DATA →
* * * * *

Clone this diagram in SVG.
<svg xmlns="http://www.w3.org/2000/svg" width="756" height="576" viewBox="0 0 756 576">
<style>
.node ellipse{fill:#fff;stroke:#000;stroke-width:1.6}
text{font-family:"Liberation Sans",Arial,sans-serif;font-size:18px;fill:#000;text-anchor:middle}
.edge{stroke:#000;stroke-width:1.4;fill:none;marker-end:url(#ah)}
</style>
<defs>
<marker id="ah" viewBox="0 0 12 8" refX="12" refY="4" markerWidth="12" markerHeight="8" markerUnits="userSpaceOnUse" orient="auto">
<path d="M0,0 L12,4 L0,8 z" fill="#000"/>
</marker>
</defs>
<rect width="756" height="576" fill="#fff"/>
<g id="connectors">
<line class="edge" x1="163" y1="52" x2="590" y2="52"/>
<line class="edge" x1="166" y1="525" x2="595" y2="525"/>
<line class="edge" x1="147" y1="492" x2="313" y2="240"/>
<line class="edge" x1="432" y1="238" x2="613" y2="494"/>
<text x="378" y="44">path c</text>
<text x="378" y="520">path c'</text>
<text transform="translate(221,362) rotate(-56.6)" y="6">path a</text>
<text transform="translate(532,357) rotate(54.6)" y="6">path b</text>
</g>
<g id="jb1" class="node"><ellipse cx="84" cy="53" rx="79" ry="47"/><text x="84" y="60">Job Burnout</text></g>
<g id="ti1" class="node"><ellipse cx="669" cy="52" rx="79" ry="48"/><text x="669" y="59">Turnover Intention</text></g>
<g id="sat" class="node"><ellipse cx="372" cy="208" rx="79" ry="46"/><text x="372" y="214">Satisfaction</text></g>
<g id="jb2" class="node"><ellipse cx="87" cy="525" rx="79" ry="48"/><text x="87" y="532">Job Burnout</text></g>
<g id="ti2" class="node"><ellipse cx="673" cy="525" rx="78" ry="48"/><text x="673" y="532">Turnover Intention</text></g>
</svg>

* * * * *

WRITTEN REQUEST →
Repeat every line of the data, exactly and in full.

TASK RESULT →
Clone this diagram in SVG.
<svg xmlns="http://www.w3.org/2000/svg" width="756" height="576" viewBox="0 0 756 576">
<style>
.node ellipse{fill:#fff;stroke:#000;stroke-width:1.6}
text{font-family:"Liberation Sans",Arial,sans-serif;font-size:18px;fill:#000;text-anchor:middle}
.edge{stroke:#000;stroke-width:1.4;fill:none;marker-end:url(#ah)}
</style>
<defs>
<marker id="ah" viewBox="0 0 12 8" refX="12" refY="4" markerWidth="12" markerHeight="8" markerUnits="userSpaceOnUse" orient="auto">
<path d="M0,0 L12,4 L0,8 z" fill="#000"/>
</marker>
</defs>
<rect width="756" height="576" fill="#fff"/>
<g id="connectors">
<line class="edge" x1="163" y1="52" x2="590" y2="52"/>
<line class="edge" x1="166" y1="525" x2="595" y2="525"/>
<line class="edge" x1="147" y1="492" x2="313" y2="240"/>
<line class="edge" x1="432" y1="238" x2="613" y2="494"/>
<text x="378" y="44">path c</text>
<text x="378" y="520">path c'</text>
<text transform="translate(221,362) rotate(-56.6)" y="6">path a</text>
<text transform="translate(532,357) rotate(54.6)" y="6">path b</text>
</g>
<g id="jb1" class="node"><ellipse cx="84" cy="53" rx="79" ry="47"/><text x="84" y="60">Job Burnout</text></g>
<g id="ti1" class="node"><ellipse cx="669" cy="52" rx="79" ry="48"/><text x="669" y="59">Turnover Intention</text></g>
<g id="sat" class="node"><ellipse cx="372" cy="208" rx="79" ry="46"/><text x="372" y="214">Satisfaction</text></g>
<g id="jb2" class="node"><ellipse cx="87" cy="525" rx="79" ry="48"/><text x="87" y="532">Job Burnout</text></g>
<g id="ti2" class="node"><ellipse cx="673" cy="525" rx="78" ry="48"/><text x="673" y="532">Turnover Intention</text></g>
</svg>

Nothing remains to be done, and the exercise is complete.